Some records |
------------------------

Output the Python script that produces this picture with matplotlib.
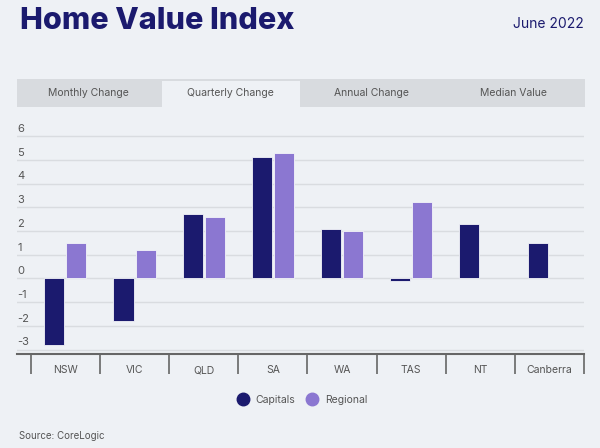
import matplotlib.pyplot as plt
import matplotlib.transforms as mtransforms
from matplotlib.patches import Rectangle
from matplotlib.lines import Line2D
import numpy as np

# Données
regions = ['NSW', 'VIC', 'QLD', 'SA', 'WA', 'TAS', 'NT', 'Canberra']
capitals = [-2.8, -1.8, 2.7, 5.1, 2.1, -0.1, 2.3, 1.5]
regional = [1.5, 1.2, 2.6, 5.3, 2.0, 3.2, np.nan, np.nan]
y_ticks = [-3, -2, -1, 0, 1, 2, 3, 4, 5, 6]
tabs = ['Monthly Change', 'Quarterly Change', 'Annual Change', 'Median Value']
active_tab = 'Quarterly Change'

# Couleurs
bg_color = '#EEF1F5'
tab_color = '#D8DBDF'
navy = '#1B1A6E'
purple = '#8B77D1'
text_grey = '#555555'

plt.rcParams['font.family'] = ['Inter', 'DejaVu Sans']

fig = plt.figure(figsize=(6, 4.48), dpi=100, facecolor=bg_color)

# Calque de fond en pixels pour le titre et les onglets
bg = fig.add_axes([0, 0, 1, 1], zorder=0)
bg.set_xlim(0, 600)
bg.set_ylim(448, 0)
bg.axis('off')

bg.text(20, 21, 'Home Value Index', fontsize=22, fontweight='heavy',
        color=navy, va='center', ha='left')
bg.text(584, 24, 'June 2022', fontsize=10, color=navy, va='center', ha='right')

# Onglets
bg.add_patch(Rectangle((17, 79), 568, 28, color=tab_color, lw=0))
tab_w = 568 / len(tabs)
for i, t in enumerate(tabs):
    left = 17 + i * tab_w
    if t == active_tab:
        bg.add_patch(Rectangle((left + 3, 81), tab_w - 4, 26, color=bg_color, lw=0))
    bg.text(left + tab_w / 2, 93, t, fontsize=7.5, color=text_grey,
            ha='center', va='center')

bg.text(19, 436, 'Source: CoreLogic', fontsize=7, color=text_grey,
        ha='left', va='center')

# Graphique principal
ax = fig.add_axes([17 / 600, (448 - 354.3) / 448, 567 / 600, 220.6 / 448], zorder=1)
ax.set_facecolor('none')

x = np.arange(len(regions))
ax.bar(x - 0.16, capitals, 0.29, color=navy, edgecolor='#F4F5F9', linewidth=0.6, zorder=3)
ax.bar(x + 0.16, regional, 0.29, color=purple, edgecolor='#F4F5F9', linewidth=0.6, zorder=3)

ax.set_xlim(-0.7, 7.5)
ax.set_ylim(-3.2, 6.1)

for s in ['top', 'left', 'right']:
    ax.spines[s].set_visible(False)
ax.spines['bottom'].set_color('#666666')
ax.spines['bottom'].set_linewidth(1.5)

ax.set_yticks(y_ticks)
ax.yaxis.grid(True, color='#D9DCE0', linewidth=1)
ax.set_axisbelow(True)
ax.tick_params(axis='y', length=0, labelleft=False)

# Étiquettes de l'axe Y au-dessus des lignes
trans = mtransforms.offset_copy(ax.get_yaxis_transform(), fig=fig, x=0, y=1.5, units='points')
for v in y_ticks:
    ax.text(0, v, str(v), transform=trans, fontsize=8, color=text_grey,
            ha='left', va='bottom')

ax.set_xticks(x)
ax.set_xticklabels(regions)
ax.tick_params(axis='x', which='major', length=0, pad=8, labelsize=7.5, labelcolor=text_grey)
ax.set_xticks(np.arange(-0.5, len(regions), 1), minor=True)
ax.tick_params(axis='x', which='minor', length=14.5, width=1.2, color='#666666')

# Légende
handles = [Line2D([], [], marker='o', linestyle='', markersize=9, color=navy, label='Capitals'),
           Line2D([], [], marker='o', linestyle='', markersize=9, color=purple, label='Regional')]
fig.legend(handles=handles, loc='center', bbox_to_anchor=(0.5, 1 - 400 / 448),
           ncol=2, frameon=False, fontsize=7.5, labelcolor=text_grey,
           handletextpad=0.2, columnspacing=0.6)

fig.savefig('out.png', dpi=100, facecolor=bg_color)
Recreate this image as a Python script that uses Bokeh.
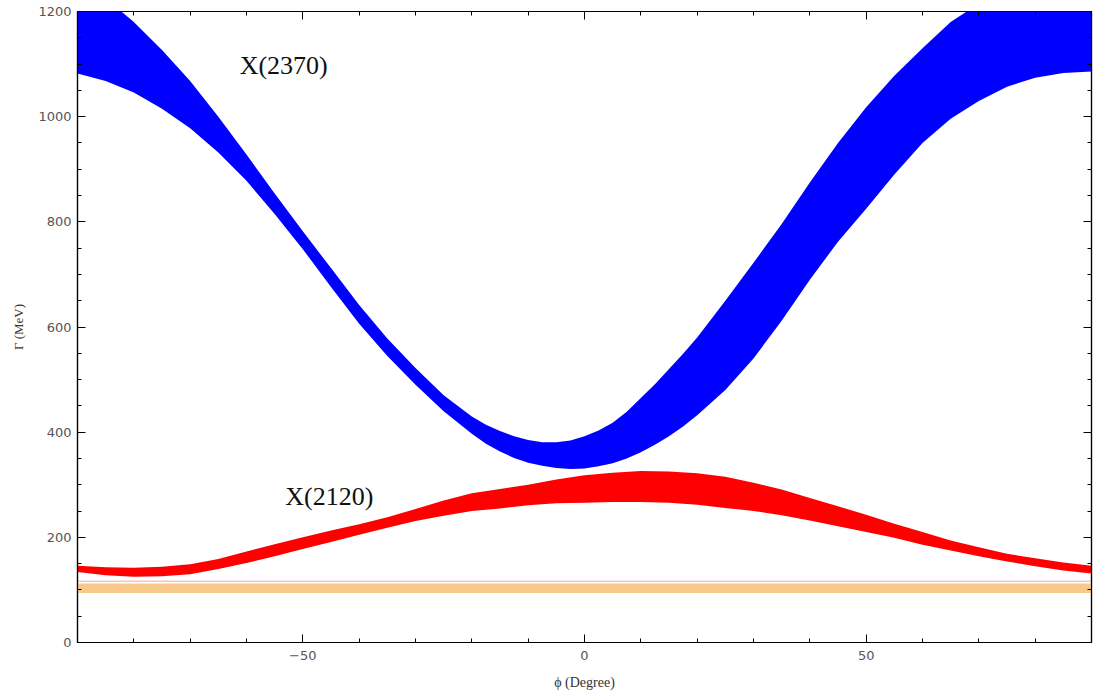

------------------------

Task goal | Return exactly what appears from the opening line of the material through the line with "import numpy as np", apart from the pictures.

Complete output |
Output the Python script that produces this picture with matplotlib.
import matplotlib.pyplot as plt
import matplotlib.transforms as mtransforms
from matplotlib.patches import Rectangle
from matplotlib.lines import Line2D
import numpy as np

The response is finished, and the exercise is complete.